The statute provides, among other things, that any person who has furnished labor and material on public work, who has not been paid, may intervene in any action instituted by the United States on a bond, and, if no suit is brought on the bond by the United States within six months from the completion and final settlement of the contract, then one who has supplied the contractor with labor .and material and has not been paid therefor is authorized, upon complying with certain specified terms, to bring suit in the name of the United States against the contractor and his sureties in the district in which the contract was to be performed and executed for his use and benefit.

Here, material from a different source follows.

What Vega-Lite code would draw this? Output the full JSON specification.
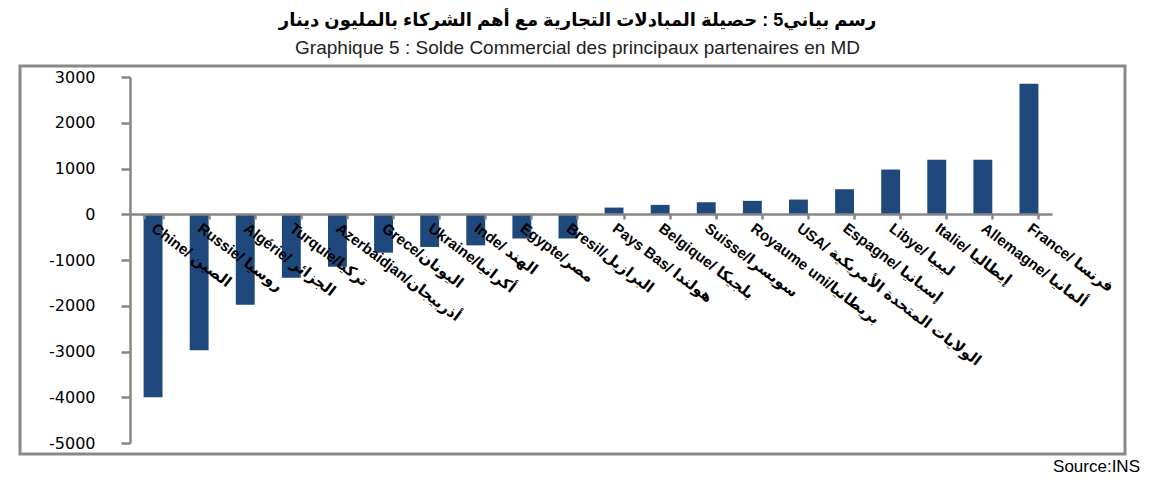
{
  "$schema": "https://vega.github.io/schema/vega-lite/v6.json",
  "autosize": {"type": "pad"},
  "padding": {"left": 13, "top": 11, "right": 15, "bottom": 8},
  "background": "white",
  "title": {
    "text": "رسم بياني5 : حصيلة المبادلات التجارية مع أهم الشركاء بالمليون دينار",
    "subtitle": "Graphique 5 : Solde Commercial des principaux partenaires en MD",
    "anchor": "middle",
    "font": "Liberation Sans, DejaVu Sans",
    "fontSize": 18,
    "fontWeight": "bold",
    "color": "black",
    "subtitleFont": "Liberation Sans",
    "subtitleFontSize": 19,
    "subtitleColor": "#222222",
    "subtitlePadding": 9,
    "offset": 7
  },
  "vconcat": [
    {
      "width": 1105,
      "height": 388,
      "title": {
        "text": "Source:INS",
        "orient": "bottom",
        "anchor": "end",
        "frame": "group",
        "font": "Liberation Sans",
        "fontSize": 17,
        "fontWeight": "normal",
        "color": "black",
        "dx": 15,
        "offset": 5
      },
      "data": {
        "values": [
          {"pays": "Chine/ الصين", "solde": -4000},
          {"pays": "Russie/ روسيا", "solde": -2970},
          {"pays": "Algérie/ الجزائر", "solde": -1980},
          {"pays": "Turquie/تركيا", "solde": -1390},
          {"pays": "Azerbaidjan/أذربيجان", "solde": -1150},
          {"pays": "Grece/اليونان", "solde": -840},
          {"pays": "Ukraine/أكرانيا", "solde": -715},
          {"pays": "Inde/ الهند", "solde": -680},
          {"pays": "Egypte/مصر", "solde": -530},
          {"pays": "Bresil/البرازيل", "solde": -530},
          {"pays": "Pays Bas/ هولندا", "solde": 146},
          {"pays": "Belgique/ بلجيكا", "solde": 205},
          {"pays": "Suisse/سويسرا", "solde": 262},
          {"pays": "Royaume uni/بريطانيا", "solde": 293},
          {"pays": "USA/ الولايات المتحدة الأمريكية", "solde": 321},
          {"pays": "Espagne/ إسبانيا", "solde": 547},
          {"pays": "Libye/ ليبيا", "solde": 977},
          {"pays": "Italie/ إيطاليا", "solde": 1190},
          {"pays": "Allemagne/ ألمانيا", "solde": 1190},
          {"pays": "France/ فرنسا", "solde": 2850}
        ]
      },
      "mark": {"type": "bar", "color": "#1F497D"},
      "encoding": {
        "x": {
          "field": "pays",
          "type": "nominal",
          "sort": null,
          "scale": {"range": [110, 1032], "paddingInner": 0.59, "paddingOuter": 0.295},
          "axis": {
            "orient": "bottom",
            "offset": -240,
            "title": null,
            "zindex": 1,
            "grid": false,
            "tickBand": "extent",
            "tickSize": 5,
            "tickColor": "#868686",
            "tickWidth": 2.5,
            "domainColor": "#868686",
            "domainWidth": 2.5,
            "labelAngle": 37,
            "labelAlign": "left",
            "labelBaseline": "middle",
            "labelFont": "Liberation Sans, DejaVu Sans",
            "labelFontSize": 15,
            "labelFontWeight": "bold",
            "labelColor": "black",
            "labelPadding": 7,
            "labelOverlap": false,
            "labelLimit": 400
          }
        },
        "y": {
          "field": "solde",
          "type": "quantitative",
          "scale": {"domain": [-5000, 3000], "range": [377, 11], "nice": false},
          "axis": {
            "orient": "left",
            "offset": -110,
            "title": null,
            "grid": false,
            "values": [-5000, -4000, -3000, -2000, -1000, 0, 1000, 2000, 3000],
            "labelExpr": "toString(datum.value)",
            "domainColor": "#868686",
            "domainWidth": 2.5,
            "tickColor": "#868686",
            "tickWidth": 2.5,
            "tickSize": 9,
            "labelFont": "DejaVu Sans",
            "labelFontSize": 16,
            "labelColor": "black",
            "labelPadding": 26
          }
        }
      }
    }
  ],
  "config": {
    "view": {"stroke": "#888888", "strokeWidth": 3},
    "concat": {"spacing": 0}
  }
}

The right of action given the plaintiff is statutory, and is enforceable only in the manner prescribed by the act. It is contended by defendant that the. phrase “against said contractor and his sureties” required plaintiff to sue both the contractor and surety, and that his suit against the surety alone, although in every other respect well founded, cannot be maintained. The point has not heretofore been decided. But a recovery by a creditor who had claims for material and labor against a contractor, in a suit against the surety alone, was permitted in United States v. American Surety Co., 200 U. S. 197, 26 S. Ct. 168, 50 L. Ed. 437, and, under the Act of February 28,1899 (30 Stat. 906), modeled after the Act of August 13, 1894, in Equitable Surety Co. v. United States, 234 U. S. 448, 34 S. Ct. 803, 58 L. Ed. 1394. Recoveries have also been allowed in proceedings wherein the contractor and surety were both sued, but only the surety was before the court. United States v. Schofield (C. C.) 182 F. 240; United States Fidelity & Guaranty Co. v. United States, 231 U. S. 237, 34 S. Ct. 88, 58 L. Ed. 200.

The first ease, it is said, would lack analogy, if otherwise applicable, because under, the old act there was no limitation upon the number of actions that could be brought by creditors, whereas the amendment of 1905 provided that only one action should be brought. We do not think this difference is substantial in effect. In the other cases cited, as in the first, the question was not raised. It is therefore a question of initial construction adaptable to the full purposes of the act; and with this in view a reasonably liberal interpretation is permissible. United States v. American Surety Co. of New York, 200 U. S. 197, 26 S. Ct. 168, 50 L. Ed. 437; Equitable Surety Co. v. United States, 234 U. S. 448, 34 S. Ct. 803, 58 L. Ed. 1394; Illinois Surety Co. v. John Davis Co., 244 U. S. 376, 37 S. Ct. 614, 61 L. Ed. 1206.

In construing this statute, the courts have frequently stated that the purpose of Congress in enacting it was to protect those who furnish labor and material for the prosecution of public work. Indeed, the various provisions of the act clearly manifest that purpose, for the terms imposed upon suing creditors, including the provision that only one action shall be brought, all look to the protection of the creditors of the contractor and in no wise seem to have in view the safeguarding of the contractor or his bondsman. It is difficult to see how that purpose in every instance could not be carried into effect in a suit aganist the bondsman alone. If it be thought that the contractor might interpose a defense that would be helpful to the bondsman or some creditor, established rules of procedure are available for making him a defendant. The creditor’s right is permissive. He is given the right to sue “the contractor and his sureties.” In the opinion of a majority of the court, it would be too narrow a construction to say that he is forbidden by the language quoted from bringing his action against the surety alone.